**TASK DETAILS**
Omit every picture and return the rest of the data unaltered.

**SOURCE DATA**
********

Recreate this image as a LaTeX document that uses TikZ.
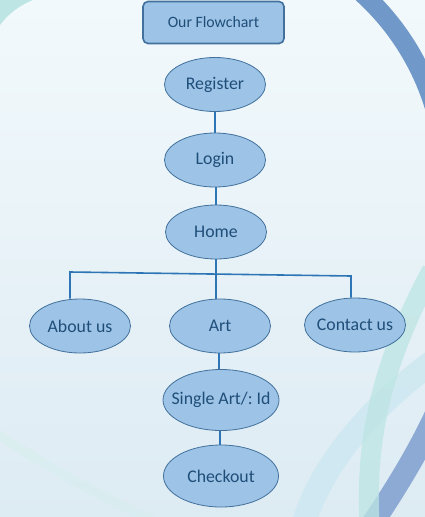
\documentclass[tikz,border=0pt]{standalone}
\usepackage{fontspec}
\setmainfont{Carlito}
\usetikzlibrary{shapes.geometric,positioning}
\definecolor{nodefill}{HTML}{9DC3E6}
\definecolor{nodeline}{HTML}{41719C}
\definecolor{linkblue}{HTML}{2E75B6}
\definecolor{textblue}{HTML}{1F4E79}
\definecolor{bgtop}{HTML}{F2F9FC}
\definecolor{bgbottom}{HTML}{DDEBF3}
\definecolor{arcteal}{HTML}{BDE5E3}
\definecolor{arclight}{HTML}{CDE8F1}
\definecolor{arcblue}{HTML}{7098C8}
\definecolor{arcsoft}{HTML}{8DAAD5}
\frenchspacing

\begin{document}
\begin{tikzpicture}[x=1pt, y=-1pt,
    page/.style={fill=nodefill, draw=nodeline, text=textblue},
    titlebox/.style={page, rectangle, rounded corners=5pt, line width=1.6pt,
        minimum width=141pt, minimum height=42pt, font=\fontsize{15.8}{18}\selectfont},
    stepnode/.style={page, ellipse, line width=0.8pt, inner xsep=-12pt, inner ysep=0pt,
        minimum width=101pt, minimum height=54pt, font=\fontsize{17.8}{20}\selectfont},
    link/.style={linkblue, line width=1.6pt}]
    % background
    \shade[top color=bgtop, bottom color=bgbottom] (0,0) rectangle (425,517);
    \useasboundingbox (0,0) rectangle (425,517);
    \begin{scope}
        \clip (0,0) rectangle (425,517);
        \fill[arcteal] (0,0) -- (0,25) .. controls (8,14) and (20,5) .. (33,0) -- cycle;
        \draw[arcteal!60, line width=9pt, opacity=0.6] (-5,432) .. controls (50,470) and (110,500) .. (160,525);
        \begin{scope}
            \clip (300,0) rectangle (425,150);
            \draw[arcblue, line width=19pt] (193,180) circle (252);
        \end{scope}
        \draw[arclight, line width=24pt, opacity=0.85] (435,360) .. controls (380,400) and (320,460) .. (302,530);
        \draw[arcsoft, line width=22pt] (440,405) .. controls (420,450) and (395,490) .. (368,530);
        \draw[arcteal, line width=20pt, opacity=0.75] (432,270) .. controls (395,340) and (362,420) .. (370,530);
    \end{scope}
    % nodes
    \node[titlebox] (title) at (213.5,22.5) {Our Flowchart};
    \node[stepnode] (register) at (215,84.5) {Register};
    \node[stepnode] (login) at (215,160) {Login};
    \node[stepnode] (home) at (216,232) {Home};
    \node[stepnode] (about) at (80,326) {About us};
    \node[stepnode] (art) at (220,326) {Art};
    \node[stepnode] (contact) at (355,325) {Contact us};
    \node[stepnode, minimum width=116pt, minimum height=61pt] (single) at (221,400) {Single Art/: Id};
    \node[stepnode, minimum width=115pt, minimum height=62pt] (checkout) at (221,476) {Checkout};
    \coordinate (bus) at (216,273);
    % links
    \draw[link] (register) -- (login);
    \draw[link] (login.south -| home) -- (home);
    \draw[link] (home.south) -- (bus) -- (bus |- art.north);
    \draw[link] (about.north -| 70,0) -- (70,272) -- (351,276) -- (contact.north -| 351,0);
    \draw[link] (art.south -| 219,0) -- (single.north -| 219,0);
    \draw[link] (single.south -| 220,0) -- (checkout.north -| 220,0);
\end{tikzpicture}
\end{document}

********

**RESULT OF THE EXERCISE**
Recreate this image as a LaTeX document that uses TikZ.
\documentclass[tikz,border=0pt]{standalone}
\usepackage{fontspec}
\setmainfont{Carlito}
\usetikzlibrary{shapes.geometric,positioning}
\definecolor{nodefill}{HTML}{9DC3E6}
\definecolor{nodeline}{HTML}{41719C}
\definecolor{linkblue}{HTML}{2E75B6}
\definecolor{textblue}{HTML}{1F4E79}
\definecolor{bgtop}{HTML}{F2F9FC}
\definecolor{bgbottom}{HTML}{DDEBF3}
\definecolor{arcteal}{HTML}{BDE5E3}
\definecolor{arclight}{HTML}{CDE8F1}
\definecolor{arcblue}{HTML}{7098C8}
\definecolor{arcsoft}{HTML}{8DAAD5}
\frenchspacing

\begin{document}
\begin{tikzpicture}[x=1pt, y=-1pt,
    page/.style={fill=nodefill, draw=nodeline, text=textblue},
    titlebox/.style={page, rectangle, rounded corners=5pt, line width=1.6pt,
        minimum width=141pt, minimum height=42pt, font=\fontsize{15.8}{18}\selectfont},
    stepnode/.style={page, ellipse, line width=0.8pt, inner xsep=-12pt, inner ysep=0pt,
        minimum width=101pt, minimum height=54pt, font=\fontsize{17.8}{20}\selectfont},
    link/.style={linkblue, line width=1.6pt}]
    % background
    \shade[top color=bgtop, bottom color=bgbottom] (0,0) rectangle (425,517);
    \useasboundingbox (0,0) rectangle (425,517);
    \begin{scope}
        \clip (0,0) rectangle (425,517);
        \fill[arcteal] (0,0) -- (0,25) .. controls (8,14) and (20,5) .. (33,0) -- cycle;
        \draw[arcteal!60, line width=9pt, opacity=0.6] (-5,432) .. controls (50,470) and (110,500) .. (160,525);
        \begin{scope}
            \clip (300,0) rectangle (425,150);
            \draw[arcblue, line width=19pt] (193,180) circle (252);
        \end{scope}
        \draw[arclight, line width=24pt, opacity=0.85] (435,360) .. controls (380,400) and (320,460) .. (302,530);
        \draw[arcsoft, line width=22pt] (440,405) .. controls (420,450) and (395,490) .. (368,530);
        \draw[arcteal, line width=20pt, opacity=0.75] (432,270) .. controls (395,340) and (362,420) .. (370,530);
    \end{scope}
    % nodes
    \node[titlebox] (title) at (213.5,22.5) {Our Flowchart};
    \node[stepnode] (register) at (215,84.5) {Register};
    \node[stepnode] (login) at (215,160) {Login};
    \node[stepnode] (home) at (216,232) {Home};
    \node[stepnode] (about) at (80,326) {About us};
    \node[stepnode] (art) at (220,326) {Art};
    \node[stepnode] (contact) at (355,325) {Contact us};
    \node[stepnode, minimum width=116pt, minimum height=61pt] (single) at (221,400) {Single Art/: Id};
    \node[stepnode, minimum width=115pt, minimum height=62pt] (checkout) at (221,476) {Checkout};
    \coordinate (bus) at (216,273);
    % links
    \draw[link] (register) -- (login);
    \draw[link] (login.south -| home) -- (home);
    \draw[link] (home.south) -- (bus) -- (bus |- art.north);
    \draw[link] (about.north -| 70,0) -- (70,272) -- (351,276) -- (contact.north -| 351,0);
    \draw[link] (art.south -| 219,0) -- (single.north -| 219,0);
    \draw[link] (single.south -| 220,0) -- (checkout.north -| 220,0);
\end{tikzpicture}
\end{document}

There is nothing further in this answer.